Short task —
Repeat each record exactly as written, and drop any images.

** Start Source records **

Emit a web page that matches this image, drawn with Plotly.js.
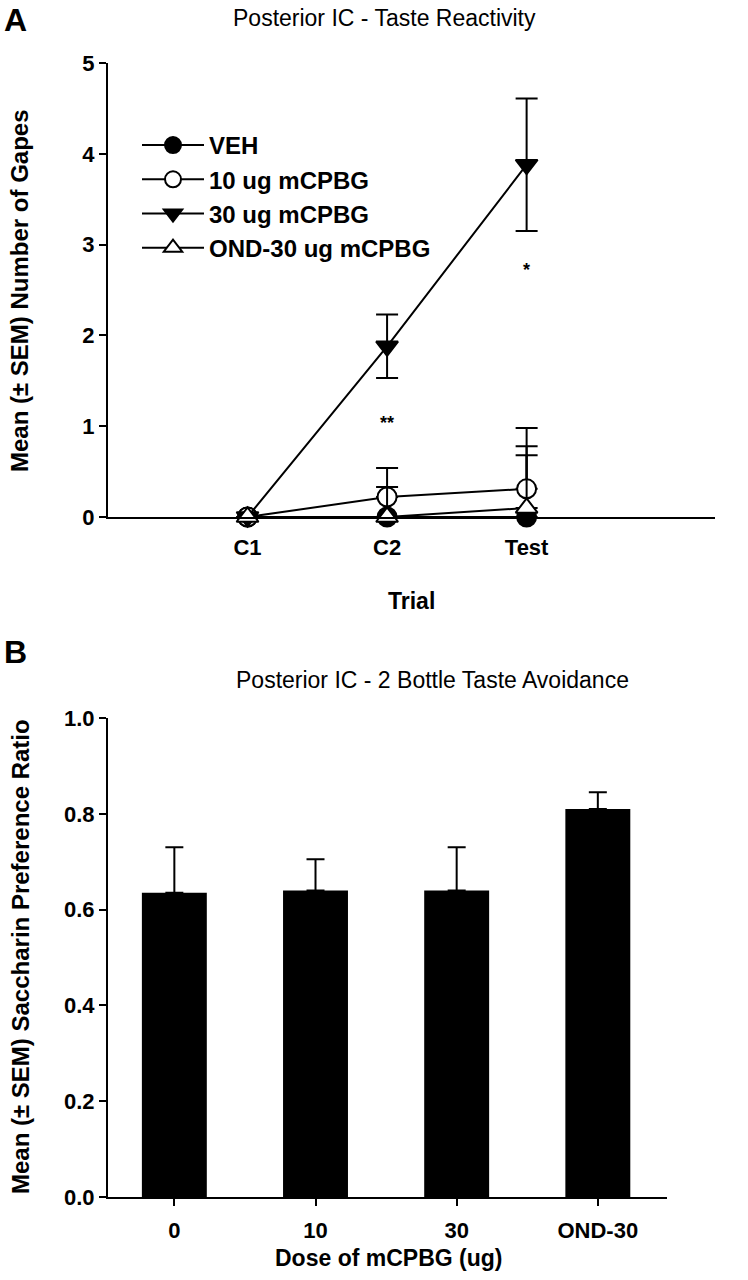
<!DOCTYPE html>
<html>
<head>
<meta charset="utf-8">
<script src="https://cdn.plot.ly/plotly-3.0.1.min.js"></script>
<style>html,body{margin:0;padding:0;background:#fff;}#chart{width:748px;height:1280px;}</style>
</head>
<body>
<div id="chart"></div>
<script>
// ---- Panel A data ----
const trials = ['C1', 'C2', 'Test'];
const seriesNames = ['VEH', '10 ug mCPBG', '30 ug mCPBG', 'OND-30 ug mCPBG'];
const vehMean = [0, 0, 0];
const vehErr = [0, 0, 0.68];
const ug10Mean = [0, 0.22, 0.31];
const ug10Err = [0, 0.32, 0.67];
const ug30Mean = [0, 1.88, 3.88];
const ug30Err = [0, 0.35, 0.73];
const ondMean = [0, 0, 0.1];
const ondErr = [0, 0.33, 0.68];
const sigX = ['C2', 'Test'];
const sigY = [1.03, 2.72];
const sigText = ['**', '*'];

// ---- Panel B data ----
const doses = ['0', '10', '30', 'OND-30'];
const prefMean = [0.635, 0.64, 0.64, 0.81];
const prefErr = [0.095, 0.065, 0.09, 0.035];

const FONT = 'Liberation Sans, Arial, sans-serif';
const boldFont = (s) => ({family: FONT, size: s, color: '#000', weight: 'bold'});
const H = 1280, W = 748;
const px = (v) => v / W;
const py = (v) => 1 - v / H;

function lineTrace(name, x, y, err, symbol, fill, symmetric) {
  const e = {type: 'data', array: err, color: '#000', thickness: 2, width: 11};
  if (!symmetric) { e.symmetric = false; e.arrayminus = err.map(() => 0); }
  return {
    type: 'scatter', mode: 'lines+markers', name: name, x: x, y: y,
    xaxis: 'x', yaxis: 'y', legendgroup: name,
    line: {color: '#000', width: 2},
    marker: {symbol: symbol, size: 19, color: fill, line: {color: '#000', width: 2}},
    error_y: e, cliponaxis: false
  };
}

const traces = [
  lineTrace(seriesNames[0], trials, vehMean, vehErr, 'circle', '#000', false),
  lineTrace(seriesNames[1], trials, ug10Mean, ug10Err, 'circle', '#fff', false),
  lineTrace(seriesNames[2], trials, ug30Mean, ug30Err, 'triangle-down', '#000', true),
  lineTrace(seriesNames[3], trials, ondMean, ondErr, 'triangle-up', '#fff', false),
  {
    type: 'bar', x: doses, y: prefMean, xaxis: 'x2', yaxis: 'y2', showlegend: false,
    width: 0.46, marker: {color: '#000', line: {width: 0}},
    error_y: {type: 'data', symmetric: false, array: prefErr, arrayminus: prefErr.map(() => 0), color: '#000', thickness: 2, width: 9}
  }
];

const annotations = sigX.map((x, i) => ({
  x: x, y: sigY[i], xref: 'x', yref: 'y', text: sigText[i], showarrow: false,
  font: boldFont(18)
}));
function paperText(x, y, text, font, extra) {
  return Object.assign({x: px(x), y: py(y), xref: 'paper', yref: 'paper', xanchor: 'center', yanchor: 'middle',
    text: text, showarrow: false, font: font}, extra || {});
}
annotations.push(
  paperText(385, 18, 'Posterior IC - Taste Reactivity', {family: FONT, size: 23, color: '#000'}),
  paperText(432, 680, 'Posterior IC - 2 Bottle Taste Avoidance', {family: FONT, size: 23, color: '#000'}),
  paperText(16, 20, 'A', boldFont(32)),
  paperText(16, 652, 'B', boldFont(32)),
  paperText(20, 291, 'Mean (± SEM) Number of Gapes', boldFont(24), {textangle: -90}),
  paperText(20, 957, 'Mean (± SEM) Saccharin Preference Ratio', boldFont(24), {textangle: -90}),
  paperText(411, 601, 'Trial', boldFont(23)),
  paperText(388, 1258, 'Dose of mCPBG (ug)', boldFont(23))
);

const axisCommon = {
  showline: true, linecolor: '#000', linewidth: 2, showgrid: false, zeroline: false,
  tickfont: boldFont(22), ticks: 'outside', ticklen: 7, tickwidth: 2, tickcolor: '#000'
};

const layout = {
  width: W, height: H,
  margin: {l: 0, r: 0, t: 0, b: 0},
  paper_bgcolor: '#fff', plot_bgcolor: '#fff',
  showlegend: true,
  legend: {
    x: px(137), y: py(123), xanchor: 'left', yanchor: 'top',
    bgcolor: 'rgba(0,0,0,0)', borderwidth: 0, font: boldFont(24),
    itemwidth: 62, tracegroupgap: 0
  },
  xaxis: Object.assign({}, axisCommon, {
    domain: [px(108), px(715)], anchor: 'y', type: 'category', range: [-1, 3.35],
    ticks: '', ticklabelstandoff: 10
  }),
  yaxis: Object.assign({}, axisCommon, {
    domain: [py(517), py(63)], anchor: 'x', range: [0, 5], dtick: 1
  }),
  xaxis2: Object.assign({}, axisCommon, {
    domain: [px(108), px(667)], anchor: 'y2', type: 'category', range: [-0.47, 3.49],
    ticklabelstandoff: 6
  }),
  yaxis2: Object.assign({}, axisCommon, {
    domain: [py(1197), py(718)], anchor: 'x2', range: [0, 1], dtick: 0.2, tickformat: '.1f'
  }),
  annotations: annotations
};

Plotly.newPlot('chart', traces, layout, {displayModeBar: false, staticPlot: true});
</script>
</body>
</html>
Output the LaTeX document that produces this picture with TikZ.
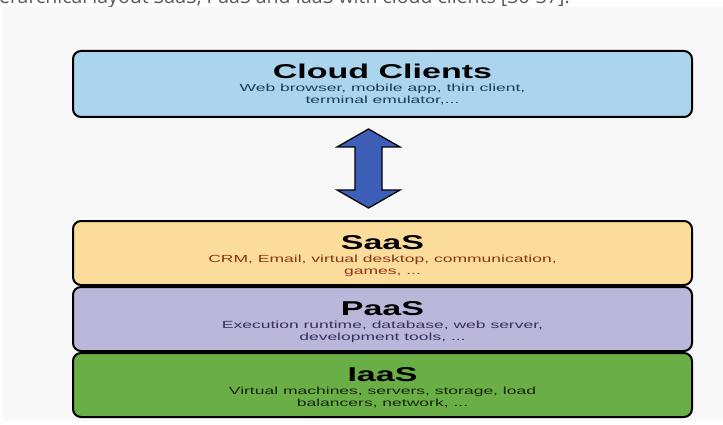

** End Source records **

Result —
Emit a web page that matches this image, drawn with Plotly.js.
<!DOCTYPE html>
<html>
<head>
<meta charset="utf-8">
<script src="https://cdn.plot.ly/plotly-3.0.1.min.js"></script>
<style>html,body{margin:0;padding:0;background:#fff;}#chart{width:748px;height:1280px;}</style>
</head>
<body>
<div id="chart"></div>
<script>
// ---- Panel A data ----
const trials = ['C1', 'C2', 'Test'];
const seriesNames = ['VEH', '10 ug mCPBG', '30 ug mCPBG', 'OND-30 ug mCPBG'];
const vehMean = [0, 0, 0];
const vehErr = [0, 0, 0.68];
const ug10Mean = [0, 0.22, 0.31];
const ug10Err = [0, 0.32, 0.67];
const ug30Mean = [0, 1.88, 3.88];
const ug30Err = [0, 0.35, 0.73];
const ondMean = [0, 0, 0.1];
const ondErr = [0, 0.33, 0.68];
const sigX = ['C2', 'Test'];
const sigY = [1.03, 2.72];
const sigText = ['**', '*'];

// ---- Panel B data ----
const doses = ['0', '10', '30', 'OND-30'];
const prefMean = [0.635, 0.64, 0.64, 0.81];
const prefErr = [0.095, 0.065, 0.09, 0.035];

const FONT = 'Liberation Sans, Arial, sans-serif';
const boldFont = (s) => ({family: FONT, size: s, color: '#000', weight: 'bold'});
const H = 1280, W = 748;
const px = (v) => v / W;
const py = (v) => 1 - v / H;

function lineTrace(name, x, y, err, symbol, fill, symmetric) {
  const e = {type: 'data', array: err, color: '#000', thickness: 2, width: 11};
  if (!symmetric) { e.symmetric = false; e.arrayminus = err.map(() => 0); }
  return {
    type: 'scatter', mode: 'lines+markers', name: name, x: x, y: y,
    xaxis: 'x', yaxis: 'y', legendgroup: name,
    line: {color: '#000', width: 2},
    marker: {symbol: symbol, size: 19, color: fill, line: {color: '#000', width: 2}},
    error_y: e, cliponaxis: false
  };
}

const traces = [
  lineTrace(seriesNames[0], trials, vehMean, vehErr, 'circle', '#000', false),
  lineTrace(seriesNames[1], trials, ug10Mean, ug10Err, 'circle', '#fff', false),
  lineTrace(seriesNames[2], trials, ug30Mean, ug30Err, 'triangle-down', '#000', true),
  lineTrace(seriesNames[3], trials, ondMean, ondErr, 'triangle-up', '#fff', false),
  {
    type: 'bar', x: doses, y: prefMean, xaxis: 'x2', yaxis: 'y2', showlegend: false,
    width: 0.46, marker: {color: '#000', line: {width: 0}},
    error_y: {type: 'data', symmetric: false, array: prefErr, arrayminus: prefErr.map(() => 0), color: '#000', thickness: 2, width: 9}
  }
];

const annotations = sigX.map((x, i) => ({
  x: x, y: sigY[i], xref: 'x', yref: 'y', text: sigText[i], showarrow: false,
  font: boldFont(18)
}));
function paperText(x, y, text, font, extra) {
  return Object.assign({x: px(x), y: py(y), xref: 'paper', yref: 'paper', xanchor: 'center', yanchor: 'middle',
    text: text, showarrow: false, font: font}, extra || {});
}
annotations.push(
  paperText(385, 18, 'Posterior IC - Taste Reactivity', {family: FONT, size: 23, color: '#000'}),
  paperText(432, 680, 'Posterior IC - 2 Bottle Taste Avoidance', {family: FONT, size: 23, color: '#000'}),
  paperText(16, 20, 'A', boldFont(32)),
  paperText(16, 652, 'B', boldFont(32)),
  paperText(20, 291, 'Mean (± SEM) Number of Gapes', boldFont(24), {textangle: -90}),
  paperText(20, 957, 'Mean (± SEM) Saccharin Preference Ratio', boldFont(24), {textangle: -90}),
  paperText(411, 601, 'Trial', boldFont(23)),
  paperText(388, 1258, 'Dose of mCPBG (ug)', boldFont(23))
);

const axisCommon = {
  showline: true, linecolor: '#000', linewidth: 2, showgrid: false, zeroline: false,
  tickfont: boldFont(22), ticks: 'outside', ticklen: 7, tickwidth: 2, tickcolor: '#000'
};

const layout = {
  width: W, height: H,
  margin: {l: 0, r: 0, t: 0, b: 0},
  paper_bgcolor: '#fff', plot_bgcolor: '#fff',
  showlegend: true,
  legend: {
    x: px(137), y: py(123), xanchor: 'left', yanchor: 'top',
    bgcolor: 'rgba(0,0,0,0)', borderwidth: 0, font: boldFont(24),
    itemwidth: 62, tracegroupgap: 0
  },
  xaxis: Object.assign({}, axisCommon, {
    domain: [px(108), px(715)], anchor: 'y', type: 'category', range: [-1, 3.35],
    ticks: '', ticklabelstandoff: 10
  }),
  yaxis: Object.assign({}, axisCommon, {
    domain: [py(517), py(63)], anchor: 'x', range: [0, 5], dtick: 1
  }),
  xaxis2: Object.assign({}, axisCommon, {
    domain: [px(108), px(667)], anchor: 'y2', type: 'category', range: [-0.47, 3.49],
    ticklabelstandoff: 6
  }),
  yaxis2: Object.assign({}, axisCommon, {
    domain: [py(1197), py(718)], anchor: 'x2', range: [0, 1], dtick: 0.2, tickformat: '.1f'
  }),
  annotations: annotations
};

Plotly.newPlot('chart', traces, layout, {displayModeBar: false, staticPlot: true});
</script>
</body>
</html>
Output the LaTeX document that produces this picture with TikZ.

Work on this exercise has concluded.